Откуда эти постоянные слухи об антисемитизме махновцев, тогда как при малейшем рассмотрении они лопаются, как мыльные пузыри на солнце? Возможны несколько объяснений. С одной стороны, поведение вооруженной еврейской роты в Гуляй-Поле в момент нашествия Австро-немцев: ее предательство, должно быть, произвело досадное впечатление на население района, несмотря на усилия Махно и его товарищей-анархистов. С другой стороны, среди украинской буржуазии, потерпевшей от повстанцев, также было большое число евреев, как и среди чекистов и большевистских руководителей, расстрелянных в 1920 и 1921 году, следовательно, можно было отождествить эти жертвы народной мести со всей совокупностью представителей этой национальности. Наконец, много неконтролируемых бандитских элементов опустошали страну, и им было удобно прикрывать свои преступления ссылкой на махновское движение, имевшее самый привлекательный образ в глазах украинского населения. Как бы там ни было, для политических противников это был веский аргумент, который им позволял без особого труда опорочить цели, провозглашенные движением, достаточно было признать впоследствии, когда движение потерпело поражение, - как это сделали большевики, - что эти обвинения беспочвенны.

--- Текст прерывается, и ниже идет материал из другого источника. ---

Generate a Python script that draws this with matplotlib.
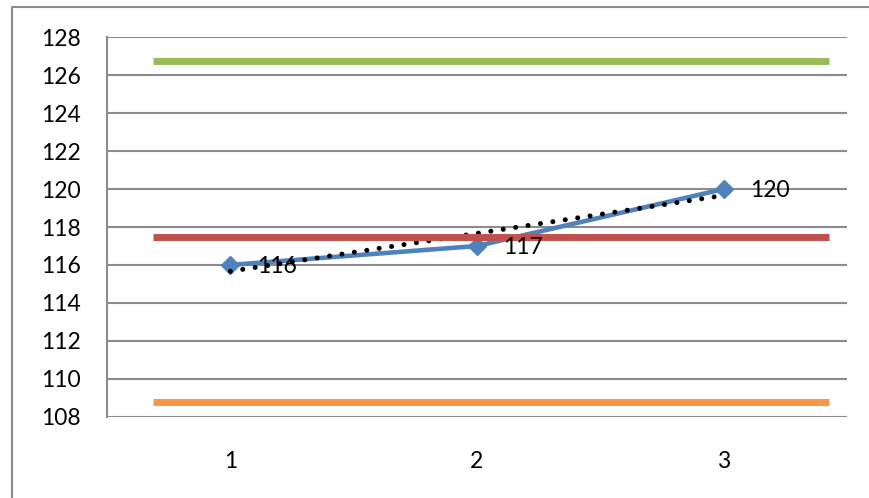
import numpy as np
import matplotlib.pyplot as plt
from matplotlib.lines import Line2D

# -----------------------------
# Data
# -----------------------------
categories = [1, 2, 3]
values = [116, 117, 120]

# reference levels (upper / mean / lower)
upper_level = 126.75
mean_level = 117.45
lower_level = 108.8
level_span = (0.686, 3.427)

yticks = list(range(108, 129, 2))

plt.rcParams["font.family"] = ["Lato", "DejaVu Sans"]

fig = plt.figure(figsize=(8.69, 4.98), dpi=100)
ax = fig.add_axes([0.1231, 0.1633, 0.8516, 0.7617])

# outer chart border: only the top and left edges fall inside the image
bx, by = 12 / 869, 1 - 7.5 / 498
fig.add_artist(Line2D([bx, bx, 1.0], [0.0, by, by], transform=fig.transFigure,
                      color="#8c8c8c", linewidth=1.5))

grid_col = "#8c8c8c"
for y in yticks:
    ax.axhline(y, color=grid_col, linewidth=1.5, zorder=1)

ax.hlines(upper_level, *level_span, color="#9bbb59", linewidth=5, zorder=2)
ax.hlines(lower_level, *level_span, color="#f79646", linewidth=5, zorder=2)

# actual values
ax.plot(categories, values, color="#4f81bd", linewidth=3.3, marker="D",
        markersize=9, markeredgecolor="#4f81bd", zorder=3)

# linear trendline
slope, intercept = np.polyfit(categories, values, 1)
trend = [slope * x + intercept for x in categories]
ax.plot(categories, trend, color="black", linewidth=3.6,
        linestyle=(0, (0.01, 2.5)), dash_capstyle="round", zorder=4)

ax.hlines(mean_level, *level_span, color="#c0504d", linewidth=5, zorder=5)

for x, v in zip(categories, values):
    ax.annotate(str(v), (x, v), xytext=(19, -1), textcoords="offset points",
                ha="left", va="center", fontsize=16.5, color="black", zorder=6)

ax.set_xlim(0.5, 3.5)
ax.set_ylim(108, 128)
ax.set_xticks(categories)
ax.set_yticks(yticks)
ax.tick_params(axis="both", length=0, labelsize=16.5)
ax.tick_params(axis="y", pad=19)
ax.tick_params(axis="x", pad=25)

for side in ["top", "right", "bottom"]:
    ax.spines[side].set_visible(False)
ax.spines["left"].set_color(grid_col)
ax.spines["left"].set_linewidth(1.5)

fig.savefig("out.png", dpi=100)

1 Ефимов, цит. соч., стр. 196.
2 Лебедь, цит.
соч., стр. 30.
3 Кубанин, цит. соч., стр. 185-187.
4
Раковский, Борьба
за освобождение деревни. Харьков, 1921. стр.31.
5 Кубанин, цит. соч., стр. 29.
6 Н.Махно,
«Воспоминания». Анархический вестник, цит. соч.. № 5-6, стр. 19
7 Волин, цит. соч., стр. 675.
8 Г.Максимов.
«Нестор Махно и погромы», Дело труда, № 51, май-сентябрь 1951, стр. 28.
9 Лебедь, цит.
соч., стр. 43.
10 Тепер, цит. соч., стр. 50-51.
11 Антонов-Овсеенко, цит соч., том IV, стр. 105.
12 Кубанин, цит.
соч., стр. 163-165.
13 Семанов, цит.
соч., стр. 39-40.
14 «Еврейский вопрос». Анархический вестник, цит.
соч., № 5-6. стр. 17-25; «Махновщина и Антисемитизм». Дело труда. № 30-31, стр. 15-18; «К
евреям всех стран». Дело труда, № 23-24, стр. 8-10.